## YOUR TASK
Copy out every line that contains "with".
┏━━
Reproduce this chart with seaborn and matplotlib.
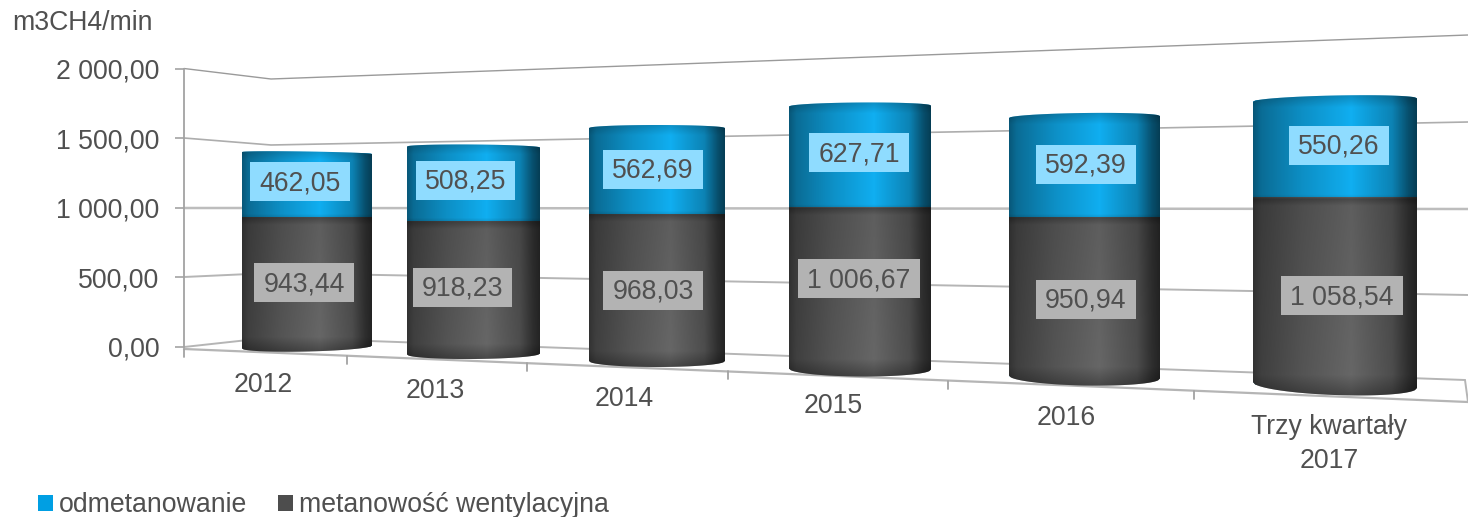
import numpy as np
import pandas as pd
import matplotlib
matplotlib.use("Agg")
import matplotlib.pyplot as plt
import seaborn as sns
from matplotlib.patches import Patch, Polygon, Rectangle
from matplotlib.transforms import IdentityTransform

# chart values
categories = ["2012", "2013", "2014", "2015", "2016", "Trzy kwartały\n2017"]
odmetanowanie = [462.05, 508.25, 562.69, 627.71, 592.39, 550.26]
wentylacyjna = [943.44, 918.23, 968.03, 1006.67, 950.94, 1058.54]
y_ticks = [0, 500, 1000, 1500, 2000]
series_names = ["odmetanowanie", "metanowość wentylacyjna"]

# perspective layout, all in pixels of the 1468x517 picture
W, H = 1468, 517
bar_left = [242, 407, 589, 789, 1009, 1253]
bar_right = [372, 540, 725, 931, 1160, 1417]
bar_base = [347, 354, 361, 369, 377, 385]
bar_top = [153, 147, 128, 106, 117, 100]
top_bulge = [1.5, 2.5, 3, 3.5, 4, 4.5]
base_bulge = [4.5, 5, 6, 7.5, 8.5, 10]
top_tilt = [-2, -1, 0, 1, 2, 3.4]
base_tilt = [3, 1, 0, -1, -3, -6]
blue_shift = [(-7, -1.5), (-8, -2), (-4, 0), (-1, -2.5), (1.5, -1), (4, -2)]
grey_shift = [(-3, 2.5), (-11, 1.5), (-4, 4.5), (-1, -8), (1.5, 4), (7, 6)]
cat_label_xy = [(263, 385), (435, 391), (624, 399), (833, 406), (1066, 418), (1329, 444)]
axis_x, axis_y0, axis_y2000 = 184, 347, 68.5
wall_lines = [
    ([184, 271, 1468], [68.5, 79, 35], 1.0, "#9a9a9a"),
    ([184, 271, 1468], [138, 145, 122], 1.2, "#adadad"),
    ([184, 271, 1468], [208, 208, 209], 1.8, "#bdbdbd"),
    ([184, 271, 1468], [277, 273, 295], 1.4, "#b5b5b5"),
    ([184, 271, 1465, 1468], [347, 337.5, 380, 402], 1.4, "#b5b5b5"),
]
floor_front = ([184, 1468], [349, 402])
floor_ticks = [184, 347, 527, 728, 948, 1194]

BLUE = "#10aef0"
GREY = "#666666"
TEXT = "#505050"
AXIS = "#a3a3a3"
FS = 19.2


def fmt_pl(v):
    return f"{v:,.2f}".replace(",", " ").replace(".", ",")


def px_axes(fig, left, right, top, bottom, **kw):
    return fig.add_axes([left / W, 1 - bottom / H, (right - left) / W, (bottom - top) / H], **kw)


def add_label(fig, ax, value, mid, shift, box_color):
    t = ax.annotate(fmt_pl(value), xy=(0, mid), xycoords="data",
                    xytext=(shift[0] * 0.72, -shift[1] * 0.72), textcoords="offset points",
                    ha="center", va="center", fontsize=FS, color=TEXT, zorder=6)
    bb = t.get_window_extent(fig.canvas.get_renderer())
    cy = (bb.y0 + bb.y1) / 2 + 1.5
    ax.add_patch(Rectangle((bb.x0 - 9, cy - 19.5), bb.width + 18, 39, facecolor=box_color,
                           edgecolor="none", transform=IdentityTransform(), zorder=5, clip_on=False))


def draw_cylinder(fig, i):
    total = odmetanowanie[i] + wentylacyjna[i]
    vent = wentylacyjna[i]
    base, top = bar_base[i], bar_top[i]
    scale = (base - top) / total
    ax = px_axes(fig, bar_left[i], bar_right[i], 0, H, zorder=2)
    ax.patch.set_alpha(0)

    df = pd.DataFrame({"cat": [categories[i]], "total": [total], "vent": [vent]})
    sns.barplot(data=df, x="cat", y="total", color=BLUE, saturation=1, width=1, linewidth=0, ax=ax, zorder=2)
    sns.barplot(data=df, x="cat", y="vent", color=GREY, saturation=1, width=1, linewidth=0, ax=ax, zorder=2)

    ymin, ymax = (base - H) / scale, base / scale

    # outline of the cylinder with its curved top and bottom
    u = np.linspace(-0.5, 0.5, 80)
    arc = np.sqrt(np.clip(1 - (2 * u) ** 2, 0, 1))
    top_y = total + (top_bulge[i] * arc + top_tilt[i] * u) / scale
    low_y = -(base_bulge[i] * arc) / scale + base_tilt[i] * u / scale
    outline = np.vstack([np.column_stack([u, low_y]), np.column_stack([u[::-1], top_y[::-1]])])
    silhouette = Polygon(outline, closed=True, transform=ax.transData, facecolor="none", edgecolor="none")
    ax.add_patch(silhouette)
    for bar in ax.patches[:2]:
        bar.set_clip_path(silhouette)

    top_cap = np.vstack([np.column_stack([u, np.full_like(u, total - 12 / scale)]),
                         np.column_stack([u[::-1], top_y[::-1]])])
    low_cap = np.vstack([np.column_stack([u, low_y]),
                         np.column_stack([u[::-1], np.full_like(u, 12 / scale)])])
    ax.add_patch(Polygon(top_cap, closed=True, facecolor=BLUE, edgecolor="none", linewidth=0, zorder=2))
    ax.add_patch(Polygon(low_cap, closed=True, facecolor=GREY, edgecolor="none", linewidth=0, zorder=2))

    # shading so it reads as a round shape
    ys = np.linspace(ymin, ymax, 500)
    ypx = base - ys * scale
    join = base - vent * scale
    a_h = np.interp(np.linspace(0, 1, 200), [0, 0.05, 0.3, 0.6, 0.85, 0.95, 1],
                    [0.5, 0.38, 0.18, 0, 0.25, 0.55, 0.65])
    a_v = np.interp(ypx, [top - 5, top + 7, join - 3, join, join + 1, join + 8, base - 10, base + base_bulge[i]],
                    [0.2, 0, 0, 0.1, 0.3, 0.08, 0, 0.3])
    alpha = 1 - (1 - a_h[None, :]) * (1 - a_v[:, None])
    rgba = np.zeros((len(ys), 200, 4))
    rgba[..., 3] = alpha
    im = ax.imshow(rgba, extent=(-0.5, 0.5, ymin, ymax), origin="lower", aspect="auto", zorder=3)
    im.set_clip_path(silhouette)

    ax.set_xlim(-0.5, 0.5)
    ax.set_ylim(ymin, ymax)
    ax.axis("off")

    add_label(fig, ax, odmetanowanie[i], vent + odmetanowanie[i] / 2, blue_shift[i], "#8fdcff")
    add_label(fig, ax, vent, vent / 2, grey_shift[i], "#b3b3b3")


sns.set_theme(style="white")
plt.rcParams["font.family"] = ["Liberation Sans", "DejaVu Sans"]

fig = plt.figure(figsize=(W / 100, H / 100), dpi=100)
fig.canvas.draw()

# walls and floor drawn in picture coordinates
guide = fig.add_axes([0, 0, 1, 1], zorder=0)
guide.set_xlim(0, W)
guide.set_ylim(H, 0)
guide.axis("off")
for xs, ys, lw, col in wall_lines:
    guide.plot(xs, ys, color=col, lw=lw, solid_joinstyle="miter")
guide.plot(floor_front[0], floor_front[1], color="#b5b5b5", lw=1.6)
for x in floor_ticks:
    y = np.interp(x, floor_front[0], floor_front[1])
    guide.plot([x, x], [y, y + 8], color=AXIS, lw=1.3)
guide.text(12, 23, "m3CH4/min", fontsize=FS, color=TEXT, ha="left", va="center")
for name, (x, y) in zip(categories, cat_label_xy):
    guide.text(x, y, name, fontsize=FS, color=TEXT, ha="center", va="center", linespacing=1.37)

# value axis
main = px_axes(fig, axis_x, axis_x + 1, axis_y2000, axis_y0, zorder=1)
main.patch.set_alpha(0)
main.set_ylim(0, 2000)
main.set_xticks([])
main.set_yticks(y_ticks)
main.set_yticklabels([fmt_pl(v) for v in y_ticks], fontsize=FS, color=TEXT)
main.tick_params(axis="y", left=True, length=6.5, width=1.2, color=AXIS, pad=11)
for side in ["top", "right", "bottom"]:
    main.spines[side].set_visible(False)
main.spines["left"].set_color(AXIS)
main.spines["left"].set_linewidth(1.3)

for i in range(len(categories)):
    draw_cylinder(fig, i)

handles = [Patch(facecolor="#009fe3", edgecolor="none"), Patch(facecolor="#4d4d4d", edgecolor="none")]
fig.legend(handles, series_names, loc="lower left", bbox_to_anchor=(38 / W, -1.5 / H), ncol=2, frameon=False,
           fontsize=FS, handlelength=0.55, handleheight=0.55, handletextpad=0.22, columnspacing=1.17,
           borderpad=0, borderaxespad=0, labelcolor=TEXT)

fig.savefig("out.png", dpi=100)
┗━━
## RESULT FOR THIS TASK
Reproduce this chart with seaborn and matplotlib.
    # outline of the cylinder with its curved top and bottom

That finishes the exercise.